Q Are staff supervision meetings compulsory?

A The new EYFS requires each member of staff to have appropriate supervision meetings with a member of the management team. These supervision meetings are part of the ongoing supervision and monitoring process that happens in nurseries on a daily basis in a variety of forms. This new requirement for individual supervision meetings has been informed by serious case reviews, such as the Plymouth Serious Case Review, and research into the impact of staff qualifications and knowledge on children’s development and progress. You must also remember to make arrangements for supervision meetings for the nursery manager; this could be with the nursery owner, the chair of the management committee or, if appropriate, with a member of the local authority early years team.

Q What are the aims of supervision meetings?

A Supervision in a nursery is ongoing and takes many forms. This new requirement for supervision meetings is to provide further opportunities for practitioners to discuss the children’s progress and development, their own progress, any support or training they may need and any sensitive issues they may need support with. The EYFS sets out the aims of individual supervisions.

They…

  • Provide support to members of staff.
  • Give opportunity for practitioners to discuss concerns/sensitive issues.
  • Identify strengths and areas for development.
  • Identify coaching and mentoring needs.
  • Highlight training needs.

The new requirement for supervision gives managers an opportunity to…

  • Support staff members with their development needs.
  • Provide mentoring and coaching options.
  • Share successes.
  • Identify any children who need support.
  • Discuss any safeguarding concerns.
  • Support staff members with their own self-reflection.
  • Ensure issues/problems are solved.
  • Build trusting relationships that provide a culture of information sharing.


Q Who should conduct supervision meetings?

A The manager does not always have to be the person who carries out the supervision meetings. It may be that room leaders can do their own room, or the deputy manager could do some. It is important that your supervisions are structured to provide discussion around staff development and support and any sensitive issues and concerns affecting team members. You should try to ensure that whoever is carrying out the supervision has had appropriate training and has a good relationship with the supervisee.

Q How can I get the most out of supervision meetings?
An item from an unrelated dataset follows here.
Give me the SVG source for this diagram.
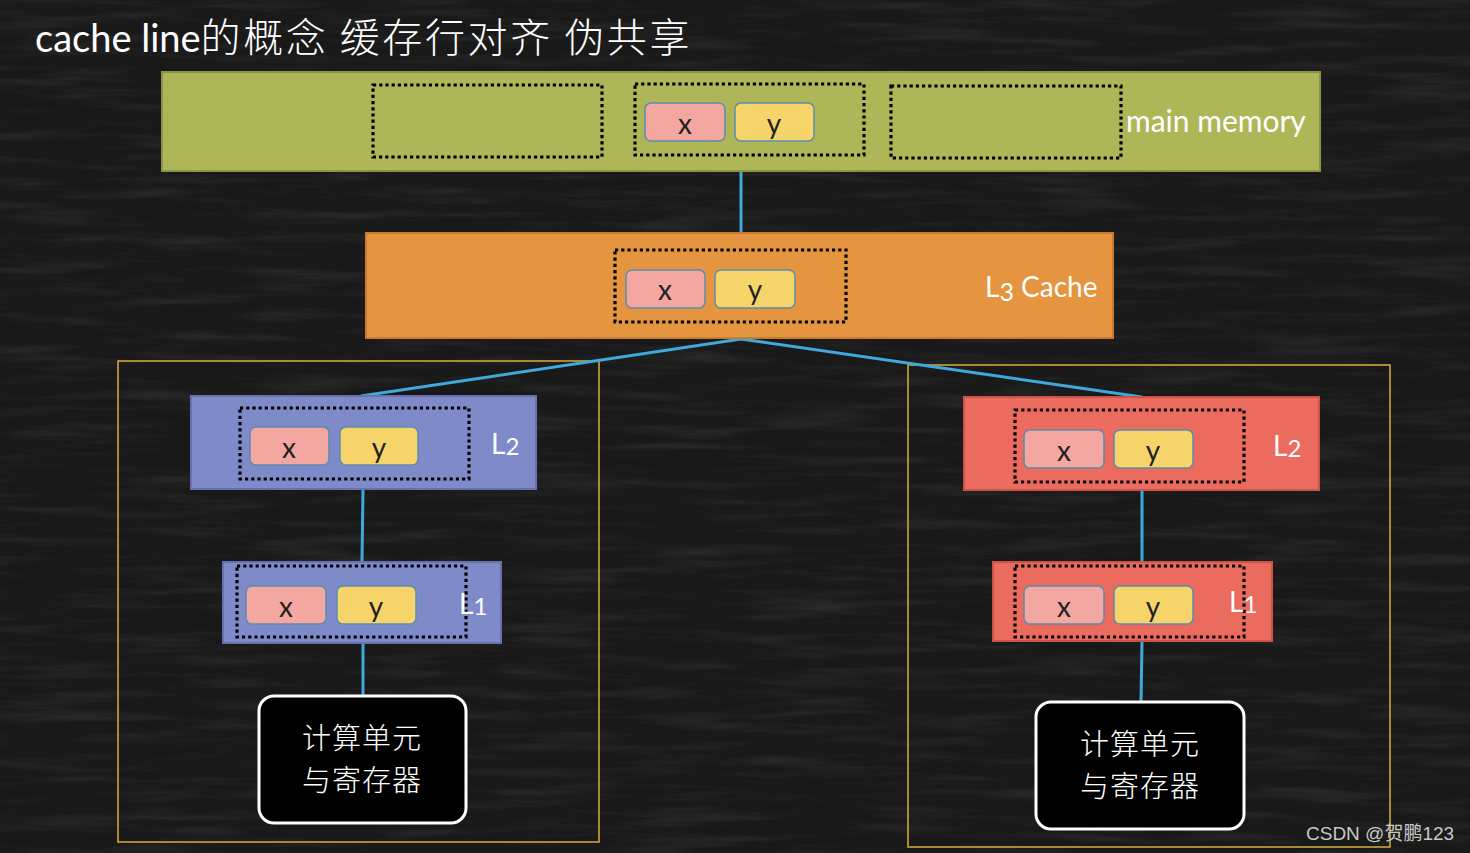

A To ensure that your staff are involved in the supervision process you should enable them to have a shared responsibility for supervision meetings. Both parties should be filling out any supervision forms/paperwork prior to the meeting in order to get their thoughts and ideas on paper. This will save time during the meeting and will ensure a more productive and focused meeting. Supervision offers the opportunities to discuss issues such as…

  • What has the staff member enjoyed most/least since the last supervision meeting?
  • The staff member’s relationship with key children and their parents.
  • Are there any areas of work they need support with?
  • Date of next meeting and actions to be completed before the next meeting.

Supervision meetings are likely to identify development needs. External training may not always be the best option for supporting your team. There may be a lack of finance to support training, or not enough time, or you may be unable to provide staff cover. Assigning a mentor or coach may be a more beneficial and cost effective way to provide support to practitioners.

Mentoring is linked with professional and career development and is somewhat characterised by an ‘expert-novice’ relationship (for example, you might invite an experienced member of your staff team to mentor a new member of your team in developing activities for your forest school planning). Coaching is defined with a narrower remit than mentoring and relates to specific areas of performance and job outcomes.